**Aim**. Write out each line that follows exactly as it stands, without the pictures.
---------- Recorded data
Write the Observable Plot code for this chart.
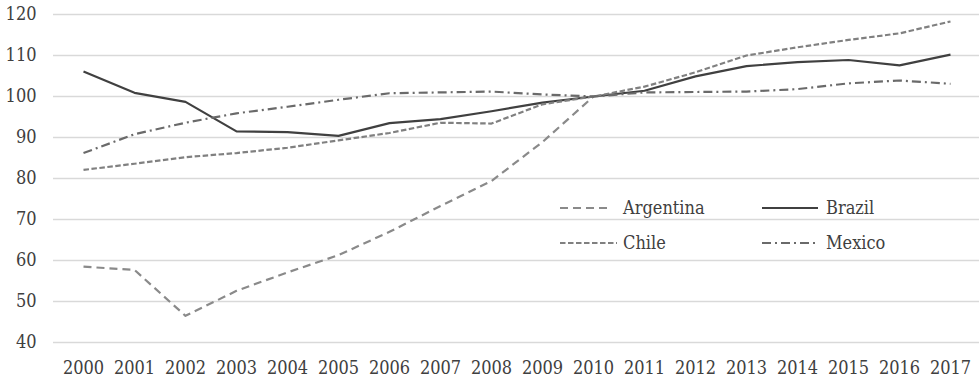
<!DOCTYPE html>
<html>
<head>
<meta charset="utf-8">
<script src="https://cdn.jsdelivr.net/npm/d3@7"></script>
<script src="https://cdn.jsdelivr.net/npm/@observablehq/plot@0.6"></script>
<style>
  html, body { margin: 0; padding: 0; background: #fff; }
  #wrap { position: relative; width: 980px; height: 379px; }
  .leg { position: absolute; display: flex; align-items: center; font-family: "DejaVu Serif Condensed", serif; font-size: 18px; color: #404040; line-height: 1; }
  .leg svg { display: block; }
</style>
</head>
<body>
<div id="wrap"></div>
<script>
// Index values, 2010 = 100
const years = [2000, 2001, 2002, 2003, 2004, 2005, 2006, 2007, 2008, 2009,
               2010, 2011, 2012, 2013, 2014, 2015, 2016, 2017];
const argentina = [58.5, 57.7, 46.5, 52.6, 57.1, 61.3, 67.0, 73.3, 79.4, 88.9, 100.0];
const brazil = [106.1, 100.9, 98.7, 91.5, 91.3, 90.4, 93.5, 94.5, 96.4, 98.5,
                100.0, 101.4, 104.9, 107.4, 108.4, 108.9, 107.6, 110.2];
const chile = [82.1, 83.6, 85.2, 86.2, 87.5, 89.3, 91.1, 93.6, 93.4, 98.1,
               100.0, 102.4, 105.9, 110.0, 112.0, 113.8, 115.4, 118.3];
const mexico = [86.2, 90.8, 93.6, 95.9, 97.5, 99.2, 100.8, 101.0, 101.2, 100.5,
                100.0, 101.0, 101.1, 101.2, 101.8, 103.2, 103.9, 103.1];
const yTicks = [40, 50, 60, 70, 80, 90, 100, 110, 120];

// Line styles for each country
const styles = [
  {name: "Argentina", values: argentina, stroke: "#8a8a8a", dash: "8,5", width: 2.2},
  {name: "Brazil",    values: brazil,    stroke: "#404040", dash: null,  width: 2.2},
  {name: "Chile",     values: chile,     stroke: "#808080", dash: "5.5,2.5", width: 2.2},
  {name: "Mexico",    values: mexico,    stroke: "#6a6a6a", dash: "9,4,2,4", width: 2.2}
];

const rows = styles.map(s => s.values.map((v, i) => ({country: s.name, year: years[i], value: v})));

const chart = Plot.plot({
  width: 980,
  height: 379,
  marginLeft: 53,
  marginRight: 1,
  marginTop: 14,
  marginBottom: 37,
  style: {fontFamily: "'DejaVu Serif Condensed', serif", fontSize: "18px", color: "#404040", background: "#fff"},
  x: {type: "point", domain: years, padding: 0.5},
  y: {domain: [40, 120]},
  marks: [
    Plot.ruleY(yTicks, {stroke: "#d9d9d9", strokeWidth: 1.4}),
    Plot.axisY({ticks: yTicks, tickSize: 0, tickPadding: 17, label: null, fill: "#404040"}),
    Plot.axisX({ticks: years, tickSize: 0, tickPadding: 19, label: null, tickFormat: d => String(d), fill: "#404040"}),
    ...styles.map((s, k) => Plot.line(rows[k], {
      x: "year", y: "value",
      stroke: s.stroke, strokeWidth: s.width,
      strokeDasharray: s.dash, strokeLinejoin: "round", strokeLinecap: "butt"
    }))
  ]
});

const wrap = document.getElementById("wrap");
wrap.appendChild(chart);

// Legend placed inside the plot area, two rows of two entries
const legendPos = {
  Argentina: {left: 560, top: 208, len: 52, gap: 11},
  Brazil:    {left: 762, top: 208, len: 56, gap: 8},
  Chile:     {left: 560, top: 243, len: 57, gap: 6},
  Mexico:    {left: 762, top: 243, len: 56, gap: 8}
};
styles.forEach(s => {
  const p = legendPos[s.name];
  const div = document.createElement("div");
  div.className = "leg";
  div.style.left = p.left + "px";
  div.style.top = (p.top - 11) + "px";
  div.style.height = "22px";
  const svg = d3.create("svg").attr("width", p.len + p.gap).attr("height", 22);
  svg.append("line")
    .attr("x1", 0).attr("x2", p.len).attr("y1", 11).attr("y2", 11)
    .attr("stroke", s.stroke).attr("stroke-width", s.width)
    .attr("stroke-dasharray", s.dash);
  div.appendChild(svg.node());
  const span = document.createElement("span");
  span.textContent = s.name;
  div.appendChild(span);
  wrap.appendChild(div);
});
</script>
</body>
</html>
--------------------
**Task answer**.
Write the Observable Plot code for this chart.
<!DOCTYPE html>
<html>
<head>
<meta charset="utf-8">
<script src="https://cdn.jsdelivr.net/npm/d3@7"></script>
<script src="https://cdn.jsdelivr.net/npm/@observablehq/plot@0.6"></script>
<style>
  html, body { margin: 0; padding: 0; background: #fff; }
  #wrap { position: relative; width: 980px; height: 379px; }
  .leg { position: absolute; display: flex; align-items: center; font-family: "DejaVu Serif Condensed", serif; font-size: 18px; color: #404040; line-height: 1; }
  .leg svg { display: block; }
</style>
</head>
<body>
<div id="wrap"></div>
<script>
// Index values, 2010 = 100
const years = [2000, 2001, 2002, 2003, 2004, 2005, 2006, 2007, 2008, 2009,
               2010, 2011, 2012, 2013, 2014, 2015, 2016, 2017];
const argentina = [58.5, 57.7, 46.5, 52.6, 57.1, 61.3, 67.0, 73.3, 79.4, 88.9, 100.0];
const brazil = [106.1, 100.9, 98.7, 91.5, 91.3, 90.4, 93.5, 94.5, 96.4, 98.5,
                100.0, 101.4, 104.9, 107.4, 108.4, 108.9, 107.6, 110.2];
const chile = [82.1, 83.6, 85.2, 86.2, 87.5, 89.3, 91.1, 93.6, 93.4, 98.1,
               100.0, 102.4, 105.9, 110.0, 112.0, 113.8, 115.4, 118.3];
const mexico = [86.2, 90.8, 93.6, 95.9, 97.5, 99.2, 100.8, 101.0, 101.2, 100.5,
                100.0, 101.0, 101.1, 101.2, 101.8, 103.2, 103.9, 103.1];
const yTicks = [40, 50, 60, 70, 80, 90, 100, 110, 120];

// Line styles for each country
const styles = [
  {name: "Argentina", values: argentina, stroke: "#8a8a8a", dash: "8,5", width: 2.2},
  {name: "Brazil",    values: brazil,    stroke: "#404040", dash: null,  width: 2.2},
  {name: "Chile",     values: chile,     stroke: "#808080", dash: "5.5,2.5", width: 2.2},
  {name: "Mexico",    values: mexico,    stroke: "#6a6a6a", dash: "9,4,2,4", width: 2.2}
];

const rows = styles.map(s => s.values.map((v, i) => ({country: s.name, year: years[i], value: v})));

const chart = Plot.plot({
  width: 980,
  height: 379,
  marginLeft: 53,
  marginRight: 1,
  marginTop: 14,
  marginBottom: 37,
  style: {fontFamily: "'DejaVu Serif Condensed', serif", fontSize: "18px", color: "#404040", background: "#fff"},
  x: {type: "point", domain: years, padding: 0.5},
  y: {domain: [40, 120]},
  marks: [
    Plot.ruleY(yTicks, {stroke: "#d9d9d9", strokeWidth: 1.4}),
    Plot.axisY({ticks: yTicks, tickSize: 0, tickPadding: 17, label: null, fill: "#404040"}),
    Plot.axisX({ticks: years, tickSize: 0, tickPadding: 19, label: null, tickFormat: d => String(d), fill: "#404040"}),
    ...styles.map((s, k) => Plot.line(rows[k], {
      x: "year", y: "value",
      stroke: s.stroke, strokeWidth: s.width,
      strokeDasharray: s.dash, strokeLinejoin: "round", strokeLinecap: "butt"
    }))
  ]
});

const wrap = document.getElementById("wrap");
wrap.appendChild(chart);

// Legend placed inside the plot area, two rows of two entries
const legendPos = {
  Argentina: {left: 560, top: 208, len: 52, gap: 11},
  Brazil:    {left: 762, top: 208, len: 56, gap: 8},
  Chile:     {left: 560, top: 243, len: 57, gap: 6},
  Mexico:    {left: 762, top: 243, len: 56, gap: 8}
};
styles.forEach(s => {
  const p = legendPos[s.name];
  const div = document.createElement("div");
  div.className = "leg";
  div.style.left = p.left + "px";
  div.style.top = (p.top - 11) + "px";
  div.style.height = "22px";
  const svg = d3.create("svg").attr("width", p.len + p.gap).attr("height", 22);
  svg.append("line")
    .attr("x1", 0).attr("x2", p.len).attr("y1", 11).attr("y2", 11)
    .attr("stroke", s.stroke).attr("stroke-width", s.width)
    .attr("stroke-dasharray", s.dash);
  div.appendChild(svg.node());
  const span = document.createElement("span");
  span.textContent = s.name;
  div.appendChild(span);
  wrap.appendChild(div);
});
</script>
</body>
</html>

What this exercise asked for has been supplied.